Ou foram calados, subornados pelos que engendraram mudanças tão radicais em Ponta Negra, chegando, mesmo, a comprometerem os seus ideais e os dos seus pais, que nasceram e foram criados lá. Digo isso porque, outro dia, contrariando a opinião de muitos, que dizem que Ponta Negra tornou-se persona non grata, visto a poluição do mar está acima do permitido pelas normas ambientais vigentes e que quase mais ninguém de Natal freqüenta o lugar, que virou um balneário de estrangeiro, manifestei o desejo de ir lá. Afinal, se estou em Natal, embora não quisesse estar, quis nadar, como sempre fiz, e de andar, sentindo a água do mar molhando os meus pés. Assim, diferentemente de muitos, como não tenho medo de poluição – adoro adquirir anticorpos (me fazem mais humana) – e nem tenho receio de ser confundida com alguma prostituta, ou profissional do sexo - dito correto -, cujo ofício respeito, opção delas, como a de demais -, fui...

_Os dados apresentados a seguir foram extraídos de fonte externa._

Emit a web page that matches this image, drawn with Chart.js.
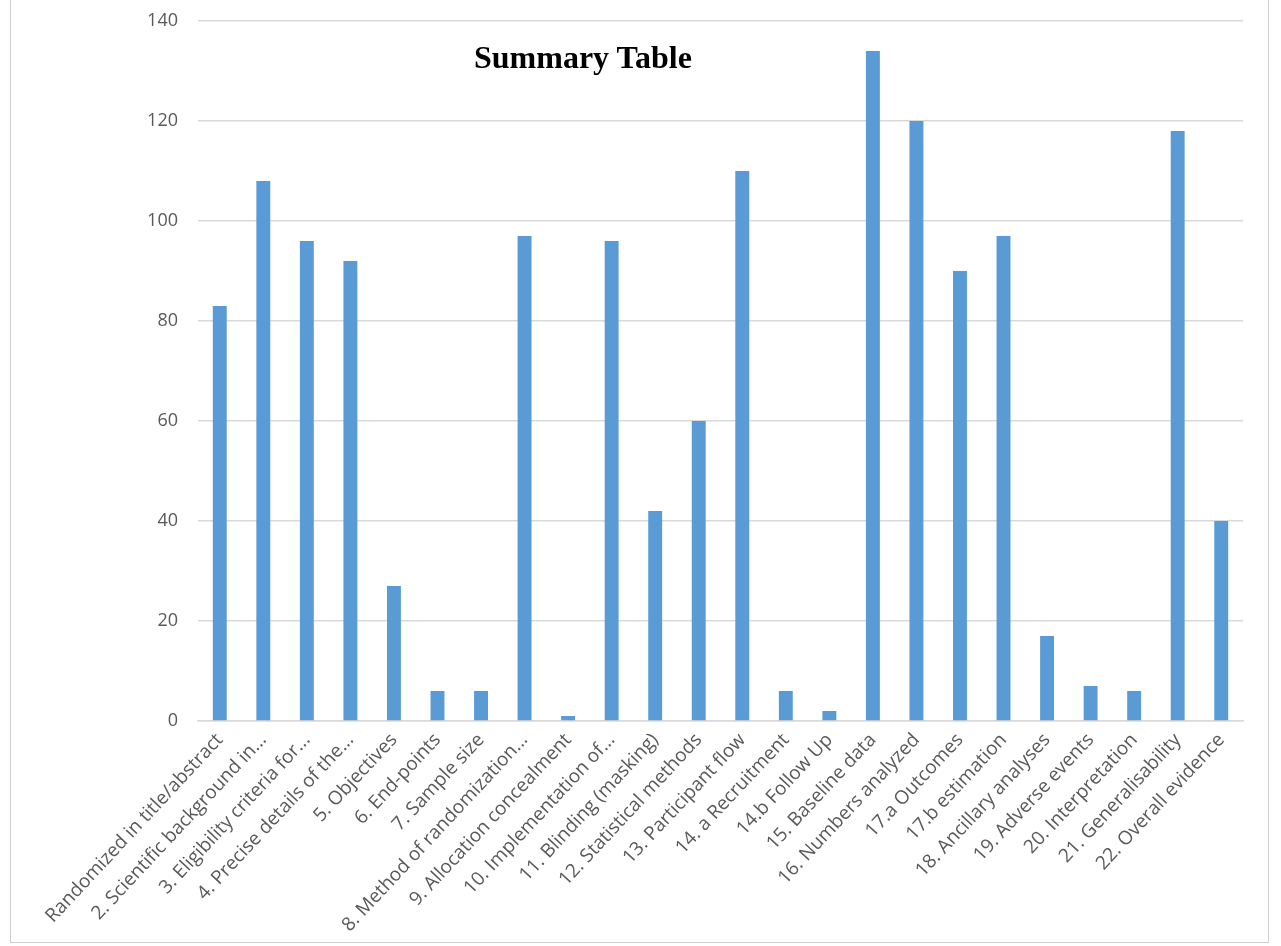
<!DOCTYPE html>
<html lang="en">
<head>
    <meta charset="UTF-8">
    <title>Summary Table</title>
    <script src="https://cdn.jsdelivr.net/npm/chart.js"></script>
    <style>
        html, body {
            margin: 0;
            padding: 0;
            background: #ffffff;
        }
        .wrap {
            position: relative;
            width: 1281px;
            height: 946px;
            overflow: hidden;
        }
        .frame {
            position: absolute;
            left: 10px;
            top: -2px;
            width: 1257px;
            height: 944px;
            border: 1px solid #d0d0d0;
            border-top: none;
        }
        .title {
            position: absolute;
            left: 474px;
            top: 39px;
            font-family: 'Liberation Serif', 'Times New Roman', serif;
            font-weight: bold;
            font-size: 32px;
            line-height: 36px;
            color: #000;
        }
        canvas {
            position: absolute;
            left: 0;
            top: 0;
        }
    </style>
</head>
<body>
    <div class="wrap">
        <div class="frame"></div>
        <canvas id="summaryChart" width="1281" height="946"></canvas>
        <div class="title">Summary Table</div>
    </div>

    <script>
        // checklist items (first label is cut off in the source)
        const categories = [
            'Randomized in title/abstract',
            '2. Scientific background in...',
            '3. Eligibility criteria for...',
            '4. Precise details of the...',
            '5. Objectives',
            '6. End-points',
            '7. Sample size',
            '8. Method of randomization...',
            '9. Allocation concealment',
            '10. Implementation of...',
            '11. Blinding (masking)',
            '12. Statistical methods',
            '13. Participant flow',
            '14. a Recruitment',
            '14.b Follow Up',
            '15. Baseline data',
            '16. Numbers analyzed',
            '17.a Outcomes',
            '17.b estimation',
            '18. Ancillary analyses',
            '19. Adverse events',
            '20. Interpretation',
            '21. Generalisability',
            '22. Overall evidence'
        ];
        const counts = [83, 108, 96, 92, 27, 6, 6, 97, 1, 96, 42, 60, 110, 6, 2, 134, 120, 90, 97, 17, 7, 6, 118, 40];
        const yTicks = [0, 20, 40, 60, 80, 100, 120, 140];

        const ctx = document.getElementById('summaryChart').getContext('2d');
        new Chart(ctx, {
            type: 'bar',
            data: {
                labels: categories,
                datasets: [{
                    label: 'Count',
                    data: counts,
                    backgroundColor: '#5b9bd5',
                    borderWidth: 0,
                    barPercentage: 0.32,
                    categoryPercentage: 1.0
                }]
            },
            options: {
                responsive: false,
                animation: false,
                devicePixelRatio: 1,
                layout: {
                    padding: { left: 0, right: 38, top: 21, bottom: 0 }
                },
                plugins: {
                    legend: { display: false },
                    tooltip: { enabled: false }
                },
                scales: {
                    x: {
                        grid: { display: false, drawTicks: false },
                        border: { display: true, color: '#d9d9d9', width: 1.5 },
                        ticks: {
                            autoSkip: false,
                            maxRotation: 47,
                            minRotation: 47,
                            padding: 8,
                            color: '#595959',
                            font: { family: 'Open Sans', size: 19 }
                        },
                        afterFit: function (scale) {
                            scale.height = 225;
                            scale.paddingLeft = 0;
                            scale.paddingRight = 0;
                        }
                    },
                    y: {
                        min: 0,
                        max: 140,
                        afterBuildTicks: function (scale) {
                            scale.ticks = yTicks.map(v => ({ value: v }));
                        },
                        grid: { color: '#d9d9d9', lineWidth: 1.5, drawTicks: false },
                        border: { display: false },
                        ticks: {
                            padding: 20,
                            color: '#595959',
                            font: { family: 'Open Sans', size: 18 }
                        },
                        afterFit: function (scale) {
                            scale.width = 198;
                            scale.paddingTop = 0;
                            scale.paddingBottom = 0;
                        }
                    }
                }
            }
        });
    </script>
</body>
</html>
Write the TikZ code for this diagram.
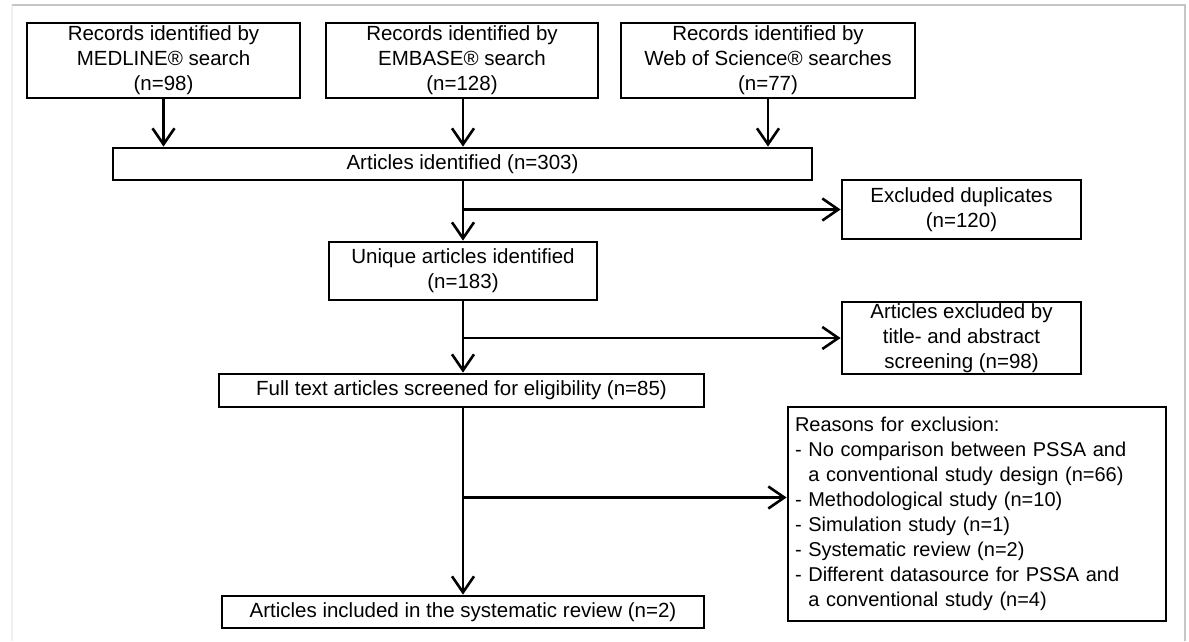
\documentclass[tikz,border=0pt]{standalone}
\usepackage{fontspec}
\setmainfont{Liberation Sans}
\usepackage{tikz}
\usetikzlibrary{arrows.meta, positioning}
\tikzset{
    box/.style = {
        rectangle,
        draw,
        line width=2.8pt,
        align=center,
        inner sep=0pt,
        font=\fontsize{20.5}{25}\selectfont
    },
    arr/.style = {
        draw,
        line width=2.6pt,
        -{Straight Barb[length=16pt, width=22pt, line width=2.6pt]}
    }
}

\begin{document}
\begin{tikzpicture}[
    x=1pt, y=-1pt, % one unit per pixel of the reference
    every node/.style={align=center},
    searchbox/.style={box, minimum height=75pt},
    outbox/.style={box, minimum width=239pt}
]
\useasboundingbox (0,0) rectangle (1189,641);

% Page frame
\draw [gray!12, line width=1.2pt] (12,641) -- (12,5);
\draw [gray!45, line width=1.2pt] (12,5) -- (1185,5) -- (1185,641);

% Searches
\node [searchbox, minimum width=273pt] (med) at (163.5,60.5) {Records identified by\\MEDLINE\textregistered{} search\\(n=98)};
\node [searchbox, minimum width=272pt] (emb) at (462,60.5) {Records identified by\\EMBASE\textregistered{} search\\(n=128)};
\node [searchbox, minimum width=294pt] (wos) at (768,60.5) {Records identified by\\Web of Science\textregistered{} searches\\(n=77)};

% Main column
\node [box, minimum width=699pt, minimum height=32pt] (ident) at (462.5,164) {Articles identified (n=303)};
\node [box, minimum width=268pt, minimum height=58pt] (uniq) at (463,271) {Unique articles identified\\(n=183)};
\node [box, minimum width=485pt, minimum height=33pt] (full) at (461.5,390.5) {Full text articles screened for eligibility (n=85)};
\node [box, minimum width=482pt, minimum height=32pt] (incl) at (463,612) {Articles included in the systematic review (n=2)};

% Exclusions
\node [outbox, minimum height=59pt] (dupl) at (961.5,209.5) {Excluded duplicates\\(n=120)};
\node [outbox, minimum height=72pt] (tiabs) at (961.5,338) {Articles excluded by\\title- and abstract\\screening (n=98)};
\node [box, align=left, minimum width=378pt, minimum height=214pt, text width=364pt,
       inner xsep=7pt, font=\fontsize{20}{25}\selectfont] (reasons) at (977,514)
      {Reasons for exclusion:\\
       - No comparison between PSSA and\\
       \phantom{- }a conventional study design (n=66)\\
       - Methodological study (n=10)\\
       - Simulation study (n=1)\\
       - Systematic review (n=2)\\
       - Different datasource for PSSA and\\
       \phantom{- }a conventional study (n=4)};

% Search arrows
\draw [arr] (med.south) -- (med.south |- ident.north);
\draw [arr] (uniq |- emb.south) -- (uniq |- ident.north);
\draw [arr] (wos.south) -- (wos.south |- ident.north);

% Branch points
\coordinate (b1) at (uniq |- dupl);
\coordinate (b2) at (uniq |- tiabs);
\coordinate (b3) at (463,497.5);

\draw [arr] (uniq |- ident.south) -- (uniq.north);
\draw [arr] (b1) -- (dupl.west);
\draw [arr] (uniq.south) -- (uniq |- full.north);
\draw [arr] (b2) -- (tiabs.west);
\draw [arr] (uniq |- full.south) -- (uniq |- incl.north);
\draw [arr] (b3) -- (b3 -| reasons.west);

\end{tikzpicture}
\end{document}
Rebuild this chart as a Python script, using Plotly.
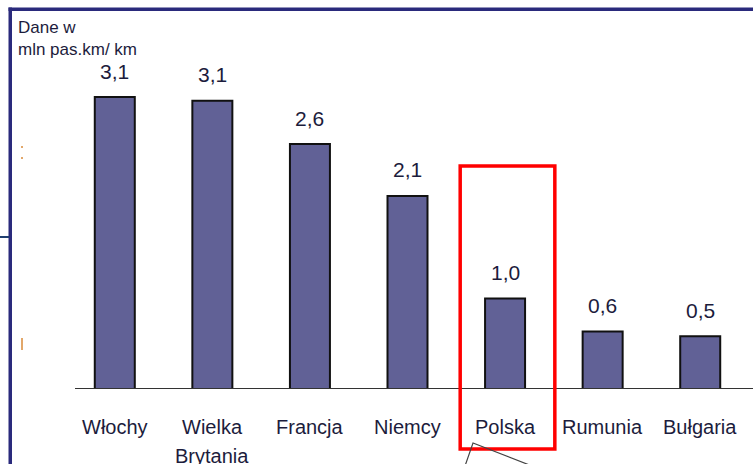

E, diga-se de passagem, passei um dia muito agradável, porque o fiz agradável. Afinal, quando quero, sou agradável. Conheci algumas pessoas legais e nadei muito. Caminhei. Fiz alongamentos e... Comprei novas havaianas. Infelizmente – não há como negar! –, Ponta Negra, de fato, não é mais a mesma. A única coisa que ainda se salva é o Morro do Careca, que, protegido por leis ambientais, interditado ao público, permanece praticamente o mesmo. Obviamente que mudou, por causa da erosão. Vento vai, vento vem... Mas, permanece lindo. No caso, para uma míope, como eu, que, ao entrar nas águas que marejam as suas areias, enxerga o morro até sem óculos. A tristeza, apenas, é confirmar o que muitos dizem – e têm razão –, ou seja, a praia de Ponta Negra tornou-se a própria Ilha da Fantasia... Mas, em tempos de globalização, nada podemos fazer para mudar essa deprimente realidade.